This week I asked when students should go to college, described the liberal arts as a kind of helpful distraction, and shared a 20th century version of the gospel account of the widow’s mite. At my sabbatical blog, I wrote a first draft of the origins of my university’s nursing program. Elsewhere:
• The archbishop of Canterbury, traditional leader of the world’s Anglican Communion, announced that he will resign, in the wake of yet another case of a church hierarchy covering up abuse.
• While there’s no shortage of drama in the history of that office, retiring in disgrace is something new.
• Assuming Louisiana appeals a federal judge’s ruling striking down the state’s requirement that public schools post the Ten Commandments, it’s likely to become “an important test case at a time when the Supreme Court’s thinking on religion and public education is becoming more religion-friendly – perhaps the most it has ever been.”
• Evangelical support of Donald Trump is still an important problem, for the church and American society alike… but maybe we can start paying more attention to Latino evangelicals who voted Republican this month.
• And perhaps to socially conservative young evangelicals who live “two generations downstream of the sexual revolution.”
• What’s next for the pro-life movement under a second Trump presidency? Or for a cultural Christianity that “bears the hallmarks of some of the more robust reactionary strains of secular politics without any of the Christ-like obligations”?
• According to one pastor-theologian friend of mine, American politics “been reduced to a very pessimistic docetism. We don’t see humanity first. Instead, we see a person’s politics (and the worst version of those politics).”
• Some good news: over the past twelve months, the U.S. has experienced “a pretty stunning and rapid reversal of drug overdose mortality numbers.”
• I appreciated Heather Cox Richardson’s reminder that Veterans Day should not be disassociated from an anti-isolationist view of America’s role in the world.

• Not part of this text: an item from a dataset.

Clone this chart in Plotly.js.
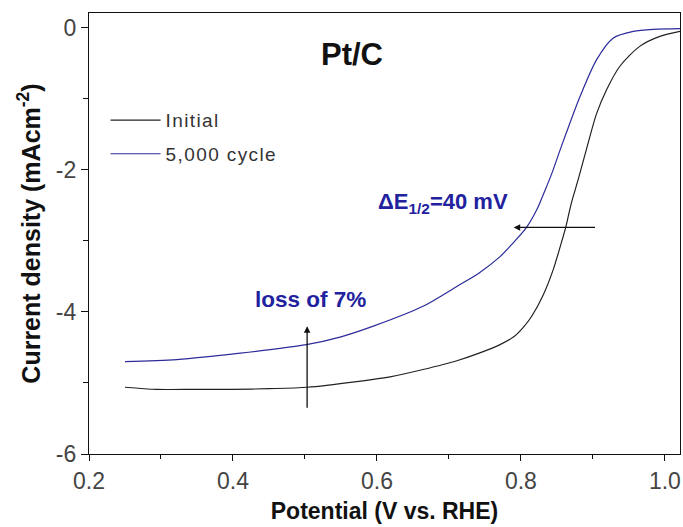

• If you want to put the present political moment in a larger historical context, consider these book recommendations by renowned Jefferson scholar Annette Gordon-Reed.
• If you’re worried about the future of higher education and/or the role of elites in American society, I think David Brooks’ cultural critique of Ivy League meritocracy is well worth a read.
• If you want to dive deeper into the idea of distraction, three New Yorker critics discussed “the line between using art as a salve and tuning out at a moment when politics demand our engagement”…
• …and Russell Moore drew on Thomas Merton (!) to explain why following the news can both help “a free and attentive mind discern what’s happening and how to make sense of it” and “fray your attention, scatter your thinking, and affix you to whatever mob it’s easiest to mimic.”
• Likewise, I appreciate O. Alan Noble’s advice to spend time with “timeless works” — the Bible, above all.
• “What if instead of reacting to the next crisis,” asked one Baylor professor, “schools with a faith identity reached into their spiritual and intellectual traditions to offer a more hopeful counternarrative to the present age?”
• The new Senate majority leader is not only the graduate of one Christian college, but the father of a Bethel History alumna.
• Any fellow Christian fans of Bob Dylan out there should enjoy this essay by theologian Christopher Barnett.
• Finally, I’ve decided to join the migration away from X/Twitter — not just because I don’t want to contribute in even a small way to the wealth and influence of Elon Musk, but because it’s become rare that my feed there shows me anything worth reading. You can find me on Threads, but I’m more likely to engage at Bluesky.
I always appreciate your Saturday morning collection of interesting events and perspectives. Am thinking about the young evangelicals living downstream from the sexual revolution -- and it's so obvious to me whey they support monogamy and also a covenantal relationship. I wonder, but am not sure, if might be open to including the queer community with these same two principles. As an older person, I know I am not familiar with names such as Jordan Peterson, etc.
I am also trying to balance this perspective, which I appreciate, with those who are deconstructing their faith -- leaving the church to find Jesus, so to speak. Sometimes I wonder if we may be entering another period of church reformation.